With concerns about a widening trade war weighing on global stocks and clouding the outlook for higher interest rates, the lender fell as much as 4.7% in Frankfurt trading. That left the shares below 6 euros ($6.70) for the first time, while the cost to protect against a default in the bank’s debt jumped.

The CEO has promised to present a new restructuring plan after his previous one, unveiled last year, failed to return the investment banking division to growth and profitability. He told shareholders he’s ready to make “tough cutbacks,” notably in equity trading, to restore market confidence following the breakdown of takeover talks with Commerzbank AG. Sewing aims to unveil the new plan by the end of July, people familiar with the matter have said.

“We don’t envy CEO Sewing, who has inherited the toughest job in European banking, but we feel he is up to the challenge to take action against the status quo,” JPMorgan Chase & Co. analysts led by Kian Abouhossein wrote in a note.

Deutsche Bank Hits Low as JPMorgan Urges End to ‘Tinkering’
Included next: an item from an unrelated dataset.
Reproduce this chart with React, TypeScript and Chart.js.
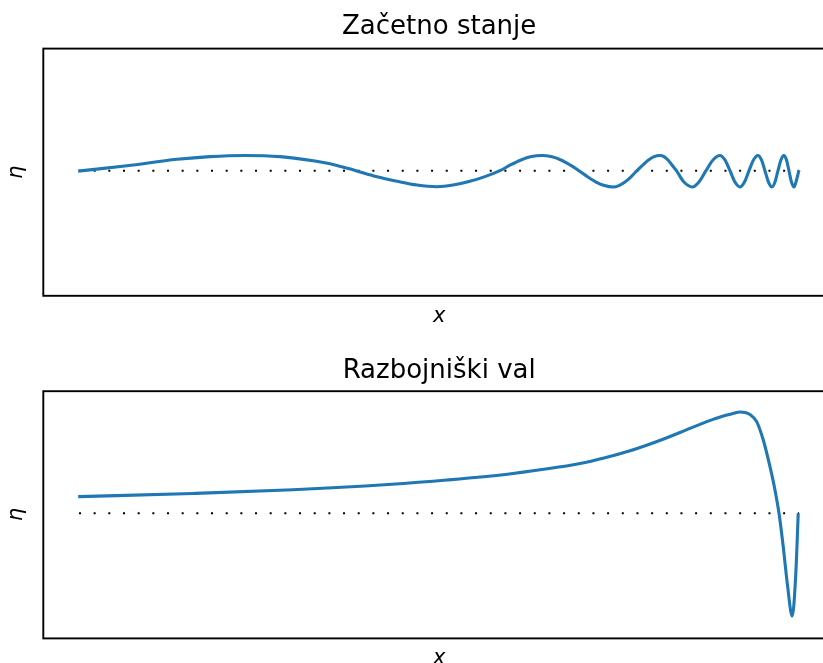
import React, { useEffect, useRef } from "react";
import { Chart, registerables } from "chart.js";

Chart.register(...registerables);

// Initial state (Začetno stanje): x positions and surface elevation η
const xInitial = [0, 6.77, 13.71, 18.29, 23.14, 27.99, 32.85, 35.9, 38.54, 41.32, 44.23, 47.0, 49.78, 52.0, 54.22, 56.44, 58.52, 59.98, 61.43, 62.89, 64.35, 65.6, 66.98, 68.24, 69.48, 70.66, 71.84, 73.02, 74.2, 75.03, 75.86, 76.7, 77.53, 78.36, 79.12, 79.89, 80.72, 81.27, 81.83, 82.38, 83.0, 84.04, 85.22, 86.12, 87.1, 88.07, 89.04, 89.73, 90.43, 91.12, 91.82, 92.44, 93.07, 93.69, 94.31, 94.8, 95.28, 95.77, 96.26, 96.67, 97.09, 97.5, 97.92, 98.27, 98.61, 98.96, 99.31, 99.65, 100];
const etaInitial = [-0.03, 0.31, 0.71, 0.88, 0.95, 0.88, 0.6, 0.33, 0, -0.36, -0.66, -0.9, -1.0, -0.9, -0.68, -0.37, 0, 0.36, 0.67, 0.88, 0.95, 0.88, 0.67, 0.36, 0, -0.38, -0.71, -0.93, -1.02, -0.93, -0.71, -0.38, 0, 0.36, 0.67, 0.88, 0.95, 0.88, 0.67, 0.36, 0, -0.71, -1.02, -0.71, 0, 0.67, 0.95, 0.67, 0, -0.71, -1.02, -0.71, 0, 0.67, 0.95, 0.67, 0, -0.71, -1.02, -0.71, 0, 0.67, 0.95, 0.67, 0, -0.71, -1.02, -0.6, 0.04];

// Rogue wave (Razbojniški val)
const xRogue = [0, 15.93, 29.8, 43.0, 51.17, 60.33, 69.62, 73.09, 76.56, 78.77, 81.14, 83.5, 84.88, 86.27, 88.07, 90.02, 90.84, 91.82, 92.51, 93.2, 94.13, 95.05, 95.98, 96.67, 97.23, 97.82, 98.38, 99.07, 99.54, 99.9];
const etaRogue = [1.04, 1.24, 1.47, 1.8, 2.08, 2.49, 3.11, 3.47, 3.91, 4.24, 4.63, 5.05, 5.31, 5.56, 5.87, 6.14, 6.24, 6.33, 6.3, 6.17, 5.73, 4.58, 2.91, 1.46, 0, -2.09, -4.38, -6.42, -3.96, 0];

// Still-water reference line
const zeroX = [0, 100];
const zeroEta = [0, 0];

const titles = ["Začetno stanje", "Razbojniški val"];
const xLabel = "x";
const yLabel = "η";

const BLUE = "#1f77b4";
const X_MIN = -4.84;
const X_MAX = 105;
const Y_MIN = -7.82;
const Y_MAX = 7.63;

function zip(xs: number[], ys: number[]) {
  return xs.map((x, i) => ({ x, y: ys[i] }));
}

function makeDecor(title: string, titleY: number, xlabelY: number, etaY: number) {
  return {
    id: "decor",
    afterDraw(chart: any) {
      const { ctx, chartArea: a } = chart;
      ctx.save();
      ctx.strokeStyle = "#000";
      ctx.lineWidth = 1.9;
      ctx.strokeRect(a.left, a.top, a.right - a.left, a.bottom - a.top);
      ctx.fillStyle = "#000";
      ctx.textAlign = "center";
      ctx.textBaseline = "alphabetic";
      const cx = (a.left + a.right) / 2;
      ctx.font = '26px "DejaVu Sans"';
      ctx.fillText(title, cx, titleY);
      ctx.font = 'italic 21px "DejaVu Sans"';
      ctx.fillText(xLabel, cx, xlabelY);
      ctx.translate(22, etaY);
      ctx.rotate(-Math.PI / 2);
      ctx.fillText(yLabel, 0, 0);
      ctx.restore();
    },
  };
}

function makeConfig(xs: number[], ys: number[], padding: any, decor: any): any {
  return {
    type: "line",
    data: {
      datasets: [
        {
          data: zip(xs, ys),
          borderColor: BLUE,
          borderWidth: 3.1,
          pointRadius: 0,
          cubicInterpolationMode: "monotone",
          fill: false,
        },
        {
          data: zip(zeroX, zeroEta),
          borderColor: "#000",
          borderWidth: 2,
          borderDash: [2, 12.67],
          borderDashOffset: -0.8,
          pointRadius: 0,
          tension: 0,
          fill: false,
        },
      ],
    },
    options: {
      responsive: false,
      animation: false,
      events: [],
      layout: { padding },
      plugins: {
        legend: { display: false },
        tooltip: { enabled: false },
        title: { display: false },
      },
      scales: {
        x: { type: "linear", min: X_MIN, max: X_MAX, display: false },
        y: { type: "linear", min: Y_MIN, max: Y_MAX, display: false },
      },
    },
    plugins: [decor],
  };
}

export default function App() {
  const ref1 = useRef<HTMLCanvasElement>(null);
  const ref2 = useRef<HTMLCanvasElement>(null);

  useEffect(() => {
    const c1 = new Chart(
      ref1.current as HTMLCanvasElement,
      makeConfig(
        xInitial,
        etaInitial,
        { left: 43.3, top: 48.6, right: 25, bottom: 39.2 },
        makeDecor(titles[0], 34, 321.5, 172.4)
      )
    );
    const c2 = new Chart(
      ref2.current as HTMLCanvasElement,
      makeConfig(
        xRogue,
        etaRogue,
        { left: 43.3, top: 56.2, right: 25, bottom: 24.6 },
        makeDecor(titles[1], 42.7, 328.5, 179.5)
      )
    );
    return () => {
      c1.destroy();
      c2.destroy();
    };
  }, []);

  return (
    <div
      style={{
        position: "fixed",
        left: 0,
        top: 0,
        width: 823,
        height: 663,
        overflow: "hidden",
        background: "#fff",
      }}
    >
      <canvas
        ref={ref1}
        width={860}
        height={335}
        style={{ position: "absolute", left: 0, top: 0, width: 860, height: 335 }}
      />
      <canvas
        ref={ref2}
        width={860}
        height={328}
        style={{ position: "absolute", left: 0, top: 335, width: 860, height: 328 }}
      />
    </div>
  );
}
The new plan will include deep cuts to the equities trading unit, other people familiar with the matter have said. Sewing last month highlighted several areas in the trading divisions that he would like to keep but didn’t mention rates and equities trading. The bulk of the cuts is likely to happen across U.S. rates and global equities, JPMorgan wrote in the note.

Deutsche Bank “needs to stop ‘tinkering’ with its restructuring efforts,” the analysts wrote. “The next step has to be an objective decision on what businesses can be closed, assets reduced and cost reduction measures needed to bring the group in line with peers.”

The long slide in the shares -- they’re down more than 90% from their peak before the financial crisis -- has frustrated investors, with the stock trading well below the value of the bank’s assets. Deutsche Bank currently has a price-to-book ratio of 0.18, less than any other large bank in Europe and one of the lowest in a historical comparison.

Deutsche Bank’s euro contingent-convertible bonds fell on Monday to their lowest level since January, while the price of credit protection on the bank’s subordinated debt jumped to the highest since December 2016.